Une femme, Dulcinée du Tobosco, incarne cet idéalisme catastrophique, et Cervantès souligne qu'elle est un pur fantasme, une matrone à laquelle l'hidalgo prête la dignité d'une princesse. Don Quichotte est une caricature, et son aveuglement amoureux excède par conséquent la bêtise amoureuse ordinaire. Plus prosaïque, Sancho Pança est mû par l'intérêt, la promesse de récompense faite par son maître.
Louis Viardot, traducteur et commentateur du "Quichotte", parle de "la délicate satire du goût dépravé pour les romans de chevalerie". "On raconte que le duc don Alonzo Lopez de Zuniga y Sotomayor, ajoute Viardot, en apprenant que l'objet du Don Quichotte était une raillerie, crut sa dignité compromise, et refusa la dédicace."
Le "Quichotte", qui met en scène un antihéros, est donc un antiroman. Pour mesurer l'actualité du Quichotte, je propose cette analogie avec les super-héros de la culture américaine ; ils ont la prétention de sauver le monde, mais ne font qu'entretenir la passivité de leurs nombreux lecteurs et exciter leur goût pour le divertissement. Ces super-héros sont les héritiers des romans de chevalerie médiévaux, dont le récit des aventures détournait les jeunes gens de la haute société de loisirs mieux remplis.
Et le féminisme ou la galanterie forcenée du Quichotte ? L. Viardot en donne la raison : "(...) Les femmes, dont les moeurs publiques ne défendaient pas encore la faiblesse, sont le principal objet de la généreuse protection du chevalier errant ; le christianisme a donné naissance à la galanterie, ce nouvel amour inconnu de l'antiquité, en mêlant aux plaisirs sensuels les respects et la foi d'une espèce de culte religieux." Encore faut-il préciser ici ce que l'on comprend mieux en lisant le "Roméo & Juliette" de Shakespeare : en fait de "christianisme", il s'agit de la transposition dans la culture aristocratique du christianisme.

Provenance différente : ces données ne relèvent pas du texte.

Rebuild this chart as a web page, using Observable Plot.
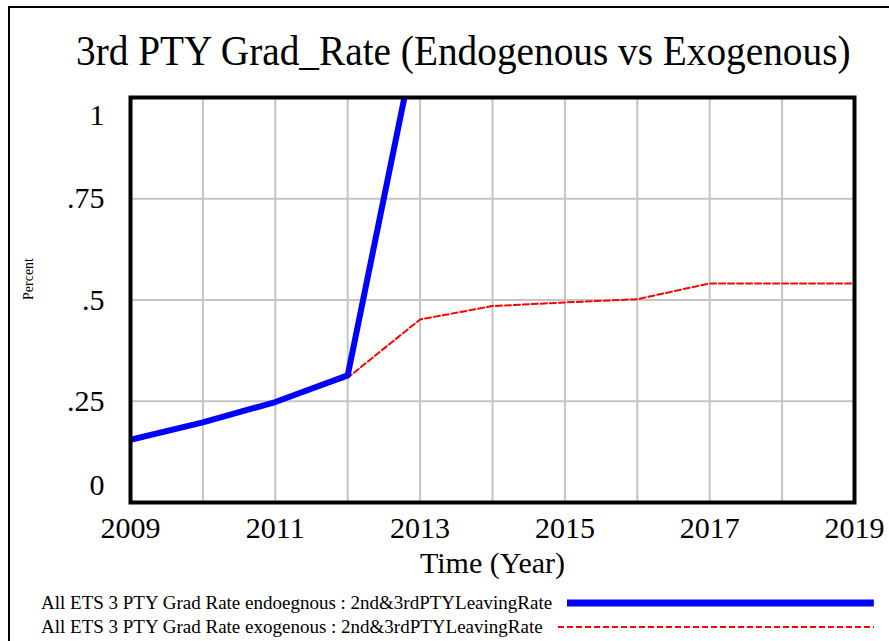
<!DOCTYPE html>
<html>
<head>
<meta charset="utf-8">
<script src="https://cdn.jsdelivr.net/npm/d3@7"></script>
<script src="https://cdn.jsdelivr.net/npm/@observablehq/plot@0.6"></script>
<style>
  html, body { margin: 0; padding: 0; background: #fff; overflow: hidden; }
  #wrap { position: relative; width: 889px; height: 641px; overflow: hidden;
          font-family: "Liberation Serif", "Times New Roman", serif; color: #000; }
  #outer { position: absolute; left: 8px; top: 6px; width: 2000px; height: 2000px;
           border-left: 2px solid #000; border-top: 2px solid #000; }
  #title { position: absolute; left: 76px; top: 33px; font-size: 39.3px; line-height: 38px; white-space: nowrap;
           transform: scaleY(1.08); transform-origin: 0 32px; }
  #chart { position: absolute; left: 0; top: 0; }
  #legend { position: absolute; left: 41px; top: 591px; width: 833px; }
  .row { display: flex; align-items: center; height: 24px; font-size: 19px; white-space: nowrap; }
  .row svg { flex: 1; margin-left: 15px; }
</style>
</head>
<body>
<div id="wrap">
  <div id="outer"></div>
  <div id="chart"></div>
  <div id="title"></div>
  <div id="legend"></div>
</div>
<script>
const titleText = "3rd PTY Grad_Rate (Endogenous vs Exogenous)";
const xLabel = "Time (Year)";
const yLabel = "Percent";

const gridYears = [2009, 2010, 2011, 2012, 2013, 2014, 2015, 2016, 2017, 2018, 2019];
const xTickYears = [2009, 2011, 2013, 2015, 2017, 2019];
const yTicks = [0, 0.25, 0.5, 0.75, 1];
const yTickLabels = ["0", ".25", ".5", ".75", "1"];

const endoYears = [2009, 2010, 2011, 2012, 2013];
const endoValues = [0.155, 0.198, 0.248, 0.314, 1.19];

const exoYears = [2009, 2010, 2011, 2012, 2013, 2014, 2015, 2016, 2017, 2018, 2019];
const exoValues = [0.155, 0.2, 0.249, 0.308, 0.452, 0.485, 0.494, 0.502, 0.541, 0.541, 0.541];

const seriesNames = [
  "All ETS 3 PTY Grad Rate endoegnous : 2nd&3rdPTYLeavingRate",
  "All ETS 3 PTY Grad Rate exogenous : 2nd&3rdPTYLeavingRate"
];
const seriesColors = ["#0000ff", "#ff0000"];

const endo = endoYears.map((x, i) => ({x, y: endoValues[i]}));
const exo = exoYears.map((x, i) => ({x, y: exoValues[i]}));
const yFmt = d => yTickLabels[yTicks.indexOf(d)];

const chart = Plot.plot({
  width: 889,
  height: 585,
  marginLeft: 130,
  marginRight: 35,
  marginTop: 97,
  marginBottom: 83,
  style: {fontFamily: '"Liberation Serif", "Times New Roman", serif', background: "transparent", overflow: "visible", color: "#000"},
  x: {domain: [2009, 2019]},
  y: {domain: [0, 1]},
  marks: [
    Plot.gridX(gridYears, {stroke: "#c4c4c4", strokeOpacity: 1, strokeWidth: 2}),
    Plot.gridY(yTicks, {stroke: "#c4c4c4", strokeOpacity: 1, strokeWidth: 2}),
    Plot.line(exo, {x: "x", y: "y", stroke: seriesColors[1], strokeWidth: 2, strokeDasharray: "6,3", clip: true}),
    Plot.line(endo, {x: "x", y: "y", stroke: seriesColors[0], strokeWidth: 6, clip: true}),
    Plot.frame({stroke: "#000", strokeWidth: 4}),
    Plot.axisX(xTickYears, {tickSize: 0, tickPadding: 14, fontSize: 30, tickFormat: d => String(d), label: null}),
    Plot.axisY(yTicks.slice(1, 4), {tickSize: 0, tickPadding: 26, fontSize: 30, tickFormat: yFmt, label: null}),
    Plot.axisY([1], {tickSize: 0, tickPadding: 26, fontSize: 30, tickFormat: yFmt, label: null, dy: 18}),
    Plot.axisY([0], {tickSize: 0, tickPadding: 26, fontSize: 30, tickFormat: yFmt, label: null, dy: -17}),
    Plot.text([xLabel], {frameAnchor: "bottom", dy: 61, fontSize: 30, lineAnchor: "middle"}),
    Plot.text([yLabel], {frameAnchor: "left", dx: -102, rotate: -90, fontSize: 14})
  ]
});
document.getElementById("chart").appendChild(chart);
document.getElementById("title").textContent = titleText;

const legend = document.getElementById("legend");
seriesNames.forEach((name, i) => {
  const row = document.createElement("div");
  row.className = "row";
  const span = document.createElement("span");
  span.textContent = name;
  row.appendChild(span);
  const ns = "http://www.w3.org/2000/svg";
  const svg = document.createElementNS(ns, "svg");
  svg.setAttribute("height", "10");
  const line = document.createElementNS(ns, "line");
  line.setAttribute("x1", "0"); line.setAttribute("x2", "100%");
  line.setAttribute("y1", "5"); line.setAttribute("y2", "5");
  line.setAttribute("stroke", seriesColors[i]);
  line.setAttribute("stroke-width", i === 0 ? "7" : "2");
  if (i === 1) line.setAttribute("stroke-dasharray", "6,3");
  svg.appendChild(line);
  row.appendChild(svg);
  legend.appendChild(row);
});
</script>
</body>
</html>
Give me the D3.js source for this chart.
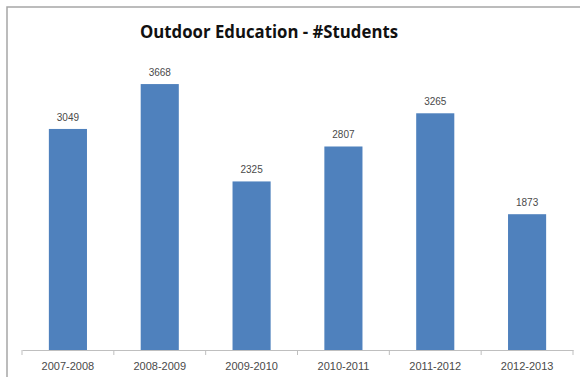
<!DOCTYPE html>
<html>
<head>
<meta charset="utf-8">
<script src="https://cdn.jsdelivr.net/npm/d3@7"></script>
<style>
  body { margin: 0; background: #fff; }
  svg { display: block; }
</style>
</head>
<body>
<div id="chart"></div>
<script>
// chart data
const seasons = ["2007-2008", "2008-2009", "2009-2010", "2010-2011", "2011-2012", "2012-2013"];
const students = [3049, 3668, 2325, 2807, 3265, 1873];
const yDomain = [0, 4000];

const width = 580;
const height = 377;

const svg = d3.select("#chart").append("svg")
    .attr("width", width)
    .attr("height", height);

// outer chart frame (runs off the right and bottom edges)
svg.append("rect")
    .attr("x", 7)
    .attr("y", 7)
    .attr("width", 600)
    .attr("height", 400)
    .attr("fill", "#fff")
    .attr("stroke", "#a6a6a6")
    .attr("stroke-width", 1.5);

// title
svg.append("text")
    .attr("x", 269)
    .attr("y", 38)
    .attr("text-anchor", "middle")
    .attr("font-family", "'Open Sans', sans-serif")
    .attr("font-weight", "bold")
    .attr("font-size", 17)
    .attr("textLength", 258)
    .attr("lengthAdjust", "spacingAndGlyphs")
    .attr("fill", "#111")
    .text("Outdoor Education - #Students");

// scales
const x = d3.scaleBand()
    .domain(seasons)
    .range([22, 573])
    .paddingInner(0.585)
    .paddingOuter(0.2925);

const y = d3.scaleLinear()
    .domain(yDomain)
    .range([350, 60]);

// bars
svg.selectAll(".bar")
    .data(students)
    .enter()
    .append("rect")
    .attr("class", "bar")
    .attr("x", (d, i) => x(seasons[i]))
    .attr("y", d => y(d))
    .attr("width", x.bandwidth())
    .attr("height", d => y(0) - y(d))
    .attr("fill", "#4f81bd");

// value labels
svg.selectAll(".label")
    .data(students)
    .enter()
    .append("text")
    .attr("class", "label")
    .attr("x", (d, i) => x(seasons[i]) + x.bandwidth() / 2)
    .attr("y", d => y(d) - 8)
    .attr("text-anchor", "middle")
    .attr("font-family", "'Liberation Sans', sans-serif")
    .attr("font-size", 10)
    .attr("fill", "#4a4a4a")
    .text(d => d);

// x axis
const xAxis = d3.axisBottom(x)
    .tickSize(0)
    .tickSizeOuter(0);

const gx = svg.append("g")
    .attr("transform", `translate(0, ${y(0)})`)
    .call(xAxis);

gx.select(".domain")
    .attr("stroke", "#bfbfbf");

gx.selectAll(".tick text")
    .attr("dy", null)
    .attr("y", 20)
    .attr("font-family", "'Liberation Sans', sans-serif")
    .attr("font-size", 11)
    .attr("fill", "#4a4a4a");

// tick marks sit between the categories, like the original
const edges = d3.range(seasons.length + 1).map(i => 22 + i * (551 / seasons.length));
svg.selectAll(".edge")
    .data(edges)
    .enter()
    .append("line")
    .attr("class", "edge")
    .attr("x1", d => d)
    .attr("x2", d => d)
    .attr("y1", y(0))
    .attr("y2", y(0) + 5)
    .attr("stroke", "#bfbfbf");
</script>
</body>
</html>
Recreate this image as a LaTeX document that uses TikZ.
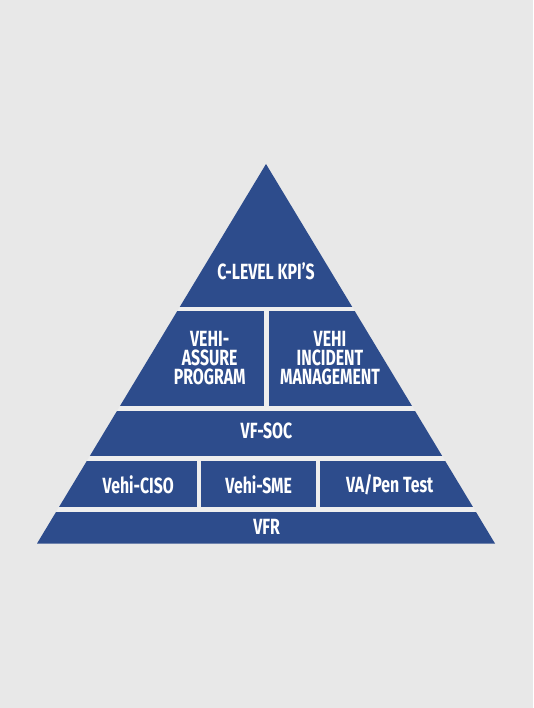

Le style schématique et caricatural, nerveux, de Rob Davis, sert son adaptation. On exagère en général la difficulté qu'il y a à lire l'ouvrage de Cervantès, rebutant par le volume. On pourrait tout aussi bien souligner la part importante accordée au divertissement dans la culture contemporaine. La longueur du texte est, certes, assez rédhibitoire (de 800 à plus de 1000 pages selon les éditions), mais le "Quichotte" peut se lire par petits morceaux, ou dans une édition abrégée. Il reste que la version de Rob Davis, synthétique (deux vol.), permet d'autant mieux d'apprécier l'humour de Cervantès et l'esprit satirique du roman.
On ne regrette que la mise en couleurs superflue, avec des tons pastels "éteints" ; le noir et blanc auraient mieux convenu.
Don Quichotte, par Cervantès et Rob Davis, éd. Warum, 2015.
Commentaires
Louis Viardot, c'est pas tout récent..
En effet, Louis Viardot, traducteur du Quichotte en français, est d'un autre siècle (1800-1883), mais quand on s'intéresse à la critique littéraire, mieux vaut se tourner vers le XIXe siècle que vers le nôtre (le goût bourgeois façon Proust a fait des ravages).